I have an observation to make that others may have some opinions about.
Orthodoxy has been in the U.S. for quite awhile, and while the ethnic jurisdictions never coalesced into a single, American Church, over the course of time, a significant percentage of members assimilated into the larger culture. Increasingly, English is employed in services, and many in the parishes do not really speak the languages of the countries their fore-bearers came from.
Since the fall of the Iron-Curtain however, the number of immigrants from Eastern Europe has grown, and these people gravitate to the ethnic jurisdictions that they can relate to, quite understandably. I think the danger is that much of the previous assimilation may be undone, and this can lead to a strengthening of the ethnic enclave mentality.

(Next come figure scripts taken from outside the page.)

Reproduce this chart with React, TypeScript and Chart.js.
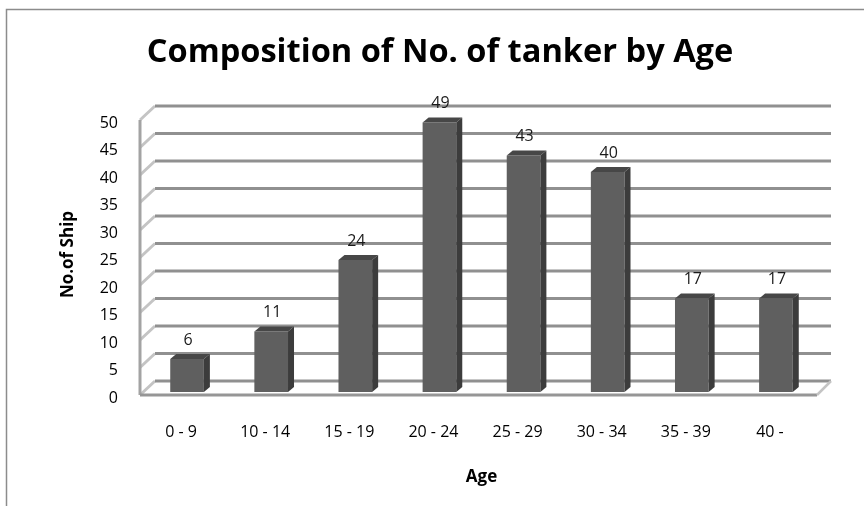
import React, { useEffect, useRef } from 'react';
import { Chart, registerables } from 'chart.js';

Chart.register(...registerables);

const categories = ['0 - 9', '10 - 14', '15 - 19', '20 - 24', '25 - 29', '30 - 34', '35 - 39', '40 -'];
const shipCounts = [6, 11, 24, 49, 43, 40, 17, 17];
const yMin = 0;
const yMax = 50;
const yStep = 5;
const titleText = 'Composition of No. of tanker by Age';
const yAxisTitle = 'No.of Ship';
const xAxisTitle = 'Age';

const FONT = '"Open Sans", "DejaVu Sans", sans-serif';

const threeD = {
  id: 'threeD',
  beforeDraw(chart: any) {
    const ctx = chart.ctx;
    ctx.save();
    ctx.fillStyle = '#ffffff';
    ctx.fillRect(0, 0, chart.width, chart.height);
    // outer frame (partially visible)
    ctx.strokeStyle = '#8c8c8c';
    ctx.lineWidth = 1.5;
    ctx.beginPath();
    ctx.moveTo(6.5, chart.height);
    ctx.lineTo(6.5, 9.5);
    ctx.lineTo(chart.width, 9.5);
    ctx.stroke();
    // title
    ctx.fillStyle = '#000000';
    ctx.font = `bold 32.6px ${FONT}`;
    ctx.textAlign = 'center';
    ctx.textBaseline = 'middle';
    ctx.fillText(titleText, 440, 53);
    ctx.restore();
  },
  beforeDatasetsDraw(chart: any) {
    const ctx = chart.ctx;
    const { left, right } = chart.chartArea;
    const y = chart.scales.y;
    const fx0 = left - 5, fx1 = right - 1, fdy = 3;
    const bx0 = left + 10, bx1 = right + 13, bdy = -11;
    const y0 = y.getPixelForValue(yMin);
    const yTop = y.getPixelForValue(yMax);
    ctx.save();
    ctx.lineCap = 'butt';
    // back wall gridlines + left wall diagonals
    y.ticks.forEach((t: any) => {
      const yy = y.getPixelForValue(t.value);
      ctx.strokeStyle = '#c4c4c4';
      ctx.lineWidth = 3;
      ctx.beginPath();
      ctx.moveTo(fx0, yy + fdy);
      ctx.lineTo(bx0, yy + bdy);
      ctx.stroke();
      ctx.strokeStyle = '#909090';
      ctx.lineWidth = 3;
      ctx.beginPath();
      ctx.moveTo(bx0, yy + bdy);
      ctx.lineTo(bx1, yy + bdy);
      ctx.stroke();
    });
    // left front vertical edge
    ctx.strokeStyle = '#a3a3a3';
    ctx.lineWidth = 3;
    ctx.beginPath();
    ctx.moveTo(fx0, yTop + fdy);
    ctx.lineTo(fx0, y0 + fdy);
    ctx.stroke();
    // floor front edge
    ctx.strokeStyle = '#969696';
    ctx.beginPath();
    ctx.moveTo(fx0, y0 + fdy);
    ctx.lineTo(fx1, y0 + fdy);
    ctx.stroke();
    // floor right diagonal
    ctx.strokeStyle = '#c4c4c4';
    ctx.lineWidth = 2.5;
    ctx.beginPath();
    ctx.moveTo(fx1, y0 + fdy);
    ctx.lineTo(bx1, y0 + bdy);
    ctx.stroke();
    ctx.restore();
  },
  afterDatasetsDraw(chart: any) {
    const ctx = chart.ctx;
    const meta = chart.getDatasetMeta(0);
    const values = chart.data.datasets[0].data;
    ctx.save();
    meta.data.forEach((bar: any, i: number) => {
      const p = bar.getProps(['x', 'y', 'base', 'width'], true);
      const l = p.x - p.width / 2;
      const r = p.x + p.width / 2;
      const top = p.y;
      const base = p.base;
      const dx = 6, dy = -5;
      ctx.fillStyle = '#474747';
      ctx.beginPath();
      ctx.moveTo(l, top);
      ctx.lineTo(l + dx, top + dy);
      ctx.lineTo(r + dx, top + dy);
      ctx.lineTo(r, top);
      ctx.closePath();
      ctx.fill();
      ctx.fillStyle = '#3c3c3c';
      ctx.beginPath();
      ctx.moveTo(r, top);
      ctx.lineTo(r + dx, top + dy);
      ctx.lineTo(r + dx, base + dy);
      ctx.lineTo(r, base);
      ctx.closePath();
      ctx.fill();
      ctx.fillStyle = '#1a1a1a';
      ctx.font = `16px ${FONT}`;
      ctx.textAlign = 'center';
      ctx.textBaseline = 'middle';
      ctx.fillText(String(values[i]), p.x + 1, top - 19);
    });
    ctx.restore();
  },
};

export default function App() {
  const ref = useRef<HTMLCanvasElement>(null);
  useEffect(() => {
    const chart = new Chart(ref.current as HTMLCanvasElement, {
      type: 'bar',
      data: {
        labels: categories,
        datasets: [
          {
            data: shipCounts,
            backgroundColor: '#5f5f5f',
            borderWidth: 0,
            categoryPercentage: 1,
            barPercentage: 0.4,
          },
        ],
      },
      options: {
        responsive: false,
        animation: false,
        devicePixelRatio: 1,
        layout: { padding: { top: 117, right: 46, bottom: 0, left: 0 } },
        plugins: {
          legend: { display: false },
          title: { display: false },
          tooltip: { enabled: false },
        },
        scales: {
          x: {
            ticks: { padding: 31, labelOffset: -6, color: '#000', font: { family: FONT, size: 16 } },
            grid: { display: false, drawTicks: false },
            border: { display: false },
            title: {
              display: true,
              text: xAxisTitle,
              color: '#000',
              font: { family: FONT, size: 17, weight: 'bold' },
              padding: { top: 0, bottom: 19 },
            },
            afterFit(scale: any) {
              scale.height = 114;
            },
          },
          y: {
            min: yMin,
            max: yMax,
            ticks: { stepSize: yStep, padding: 27, labelOffset: 6, color: '#000', font: { family: FONT, size: 16 } },
            grid: { display: false, drawTicks: false },
            border: { display: false },
            title: {
              display: true,
              text: yAxisTitle,
              color: '#000',
              font: { family: FONT, size: 17, weight: 'bold' },
              padding: { top: 58, bottom: 0 },
            },
            afterFit(scale: any) {
              scale.width = 145;
            },
          },
        },
      },
      plugins: [threeD],
    } as any);
    return () => chart.destroy();
  }, []);
  return (
    <canvas
      ref={ref}
      width={864}
      height={506}
      style={{ position: 'fixed', left: 0, top: 0, width: 864, height: 506 }}
    />
  );
}
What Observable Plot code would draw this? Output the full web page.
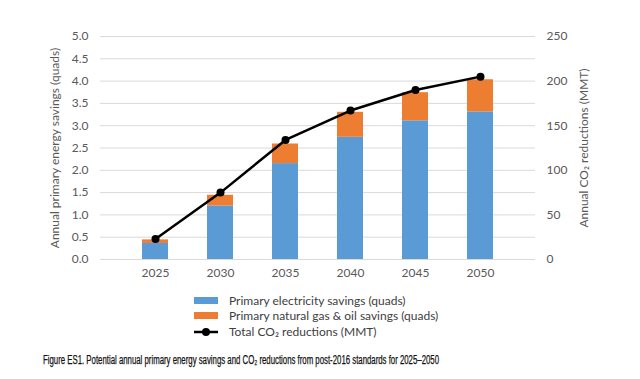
<!DOCTYPE html>
<html><head><meta charset="utf-8">
<script src="https://cdn.jsdelivr.net/npm/d3@7"></script>
<script src="https://cdn.jsdelivr.net/npm/@observablehq/plot@0.6"></script>
<style>
body{margin:0;background:#fff;font-family:Lato,"Open Sans",sans-serif;}
#wrap{position:relative;width:640px;height:379px;overflow:hidden;}
.leg{position:absolute;left:194px;font-size:12px;color:#404040;display:flex;align-items:center;white-space:nowrap;}
.sw{width:24px;height:7px;margin-right:11px;}
#cap{position:absolute;left:43px;top:353px;font-family:"Liberation Sans Narrow","Liberation Sans",sans-serif;font-size:12px;color:#111;white-space:nowrap;transform-origin:0 50%;-webkit-text-stroke:0.25px #111;}
</style></head>
<body><div id="wrap"></div>
<script>
const years = ["2025","2030","2035","2040","2045","2050"];
const electricity = [0.36, 1.20, 2.15, 2.74, 3.11, 3.31];
const gasOil = [0.08, 0.24, 0.44, 0.56, 0.63, 0.72];
const co2 = [23, 75, 134, 167, 190, 205];
const seriesNames = ["Primary electricity savings (quads)", "Primary natural gas & oil savings (quads)"];
const colors = ["#5B9BD5", "#ED7D31"];
const leftTicks = [0,0.5,1,1.5,2,2.5,3,3.5,4,4.5,5];
const rightTicks = [0,50,100,150,200,250];
const rightMax = 250, leftMax = 5;

const bars = [];
years.forEach((y,i)=>{
  bars.push({year:y, series:seriesNames[0], value:electricity[i]});
  bars.push({year:y, series:seriesNames[1], value:gasOil[i]});
});
const line = years.map((y,i)=>({year:y, co2:co2[i]}));
const k = leftMax / rightMax;

const chart = Plot.plot({
  width:640, height:280,
  marginTop:36, marginBottom:21, marginLeft:100, marginRight:105,
  style:{fontFamily:"Lato, 'Open Sans', sans-serif", fontSize:"12px", color:"#595959"},
  x:{domain:years, padding:0.6, label:null},
  y:{domain:[0,leftMax]},
  color:{domain:seriesNames, range:colors},
  marks:[
    Plot.ruleY(leftTicks, {stroke:"#d9d9d9", strokeWidth:1}),
    Plot.barY(bars, {x:"year", y:"value", fill:"series", order:seriesNames}),
    Plot.line(line, {x:"year", y:d=>d.co2*k, stroke:"#000", strokeWidth:2.5}),
    Plot.dot(line, {x:"year", y:d=>d.co2*k, fill:"#000", r:4}),
    Plot.axisX({tickSize:0, tickPadding:9, label:null}),
    Plot.axisY(leftTicks, {anchor:"left", tickSize:0, tickPadding:12, tickFormat:d=>d.toFixed(1),
      label:"Annual primary energy savings (quads)", labelAnchor:"center", labelArrow:"none", labelOffset:50}),
    Plot.axisY(rightTicks.map(v=>v*k), {anchor:"right", tickSize:0, tickPadding:11, tickFormat:d=>String(Math.round(d/k)),
      label:"Annual CO₂ reductions (MMT)", labelAnchor:"center", labelArrow:"none", labelOffset:52})
  ]
});
const wrap = document.getElementById("wrap");
wrap.appendChild(chart);

const rows = [
  {top:294, html:`<div class="sw" style="background:${colors[0]}"></div>${seriesNames[0]}`},
  {top:309, html:`<div class="sw" style="background:${colors[1]}"></div>${seriesNames[1]}`},
  {top:325, html:`<svg width="24" height="10" style="margin-right:11px"><line x1="0" y1="5" x2="24" y2="5" stroke="#000" stroke-width="2.5"/><circle cx="12" cy="5" r="4" fill="#000"/></svg>Total CO₂ reductions (MMT)`}
];
rows.forEach(r=>{
  const d=document.createElement("div"); d.className="leg"; d.style.top=r.top+"px"; d.style.height="13px"; d.innerHTML=r.html; wrap.appendChild(d);
});
const cap=document.createElement("div"); cap.id="cap";
cap.textContent="Figure ES1. Potential annual primary energy savings and CO₂ reductions from post-2016 standards for 2025–2050";
wrap.appendChild(cap);
const w = cap.getBoundingClientRect().width;
if (w > 0) cap.style.transform = `scaleX(${396 / w})`;
</script></body></html>
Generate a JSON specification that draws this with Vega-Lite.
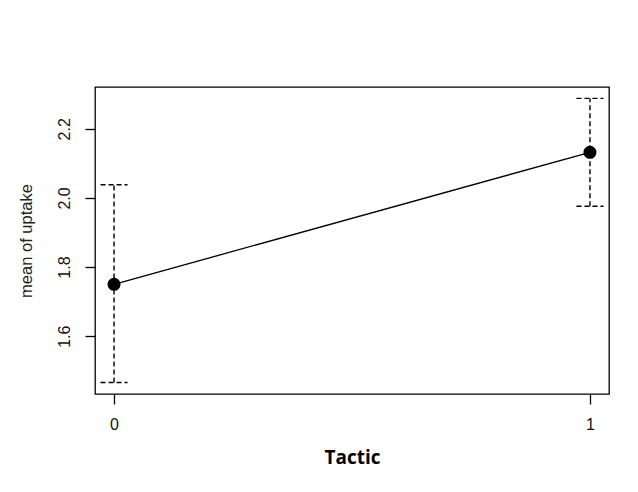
{
  "$schema": "https://vega.github.io/schema/vega-lite/v6.json",
  "width": 514,
  "height": 307,
  "autosize": {"type": "none"},
  "padding": {"left": 95, "top": 87, "right": 29, "bottom": 98},
  "background": "white",
  "data": {
    "values": [
      {"Tactic": 0, "mean": 1.75, "lo": 1.466, "hi": 2.038},
      {"Tactic": 1, "mean": 2.132, "lo": 1.976, "hi": 2.288}
    ]
  },
  "encoding": {
    "x": {
      "field": "Tactic",
      "type": "quantitative",
      "scale": {"domain": [-0.04, 1.04], "nice": false, "zero": false},
      "axis": {
        "values": [0, 1],
        "format": "d",
        "title": "Tactic",
        "titleFont": "Open Sans",
        "titleFontSize": 19,
        "titleFontWeight": "bold",
        "titleColor": "black",
        "titlePadding": 16,
        "labelPadding": 12,
        "labelFont": "Liberation Sans",
        "labelFontSize": 16,
        "labelColor": "#111"
      }
    }
  },
  "layer": [
    {
      "mark": {"type": "rule", "color": "black", "strokeWidth": 1.4, "strokeDash": [5, 3]},
      "encoding": {
        "y": {
          "field": "lo",
          "type": "quantitative",
          "title": "mean of uptake",
          "scale": {"domain": [1.4326, 2.321], "nice": false, "zero": false},
          "axis": {
            "values": [1.6, 1.8, 2.0, 2.2],
            "format": ".1f",
            "labelAngle": 270,
            "labelAlign": "center",
            "labelBaseline": "bottom",
            "labelPadding": 13,
            "labelFont": "Liberation Sans",
            "labelFontSize": 16,
            "labelColor": "#111",
            "titlePadding": 22,
            "titleFont": "Liberation Sans",
            "titleFontSize": 16.5,
            "titleFontWeight": "normal",
            "titleColor": "#222"
          }
        },
        "y2": {"field": "hi"}
      }
    },
    {
      "mark": {"type": "rule", "color": "black", "strokeWidth": 1.4, "strokeDash": [5, 3], "xOffset": -13.5, "x2Offset": 13.5},
      "encoding": {
        "x2": {"field": "Tactic"},
        "y": {"field": "lo", "type": "quantitative", "title": "mean of uptake"}
      }
    },
    {
      "mark": {"type": "rule", "color": "black", "strokeWidth": 1.4, "strokeDash": [5, 3], "xOffset": -13.5, "x2Offset": 13.5},
      "encoding": {
        "x2": {"field": "Tactic"},
        "y": {"field": "hi", "type": "quantitative", "title": "mean of uptake"}
      }
    },
    {
      "mark": {"type": "line", "color": "black", "strokeWidth": 1.3},
      "encoding": {
        "y": {"field": "mean", "type": "quantitative", "title": "mean of uptake"}
      }
    },
    {
      "mark": {"type": "point", "shape": "circle", "filled": true, "color": "black", "opacity": 1, "size": 170},
      "encoding": {
        "y": {"field": "mean", "type": "quantitative", "title": "mean of uptake"}
      }
    }
  ],
  "config": {
    "view": {"stroke": "black", "strokeWidth": 1.3},
    "axis": {
      "domain": false,
      "grid": false,
      "ticks": true,
      "tickColor": "black",
      "tickWidth": 1.3,
      "tickSize": 10,
      "labelFont": "Liberation Sans",
      "labelFontSize": 16,
      "labelColor": "#111"
    }
  }
}
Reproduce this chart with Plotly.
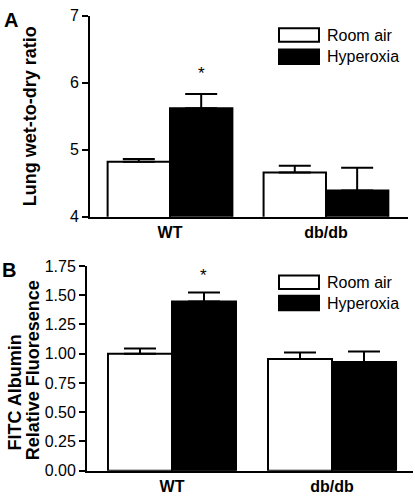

In my city, there are a number of fairly recent (last 5-10 year period) immigrants from Bulgaria that want to have their own church. They do attend some of the local existing parishes, such as my Serbian one, but they are determined to have their own Bulgarian parish at some point. There is also an immigrant Romanian community here that meets at the MP parish who are working towards building their own church as well.
I completely understand their desire for a parish that employs their language, and a priest they can relate to, but at a time when many are trying to bring the various jurisdictions closer, the last thing we need are more ethnic parishes. There are several ROCOR, Serbian, Antiochian, and Greek parishes in my city, and even one Ukrainian and one MP, but rather than join any of these, they want their own Bulgarian and Romanian parishes. I think this is a problem and undesirable from the standpoint of Orthodox unity.
If I were to ever emigrate to Greece or Russia, for example, I would have to join that particular church, despite my lack of identification with the culture. Here in America it's a free for all jurisdictionally.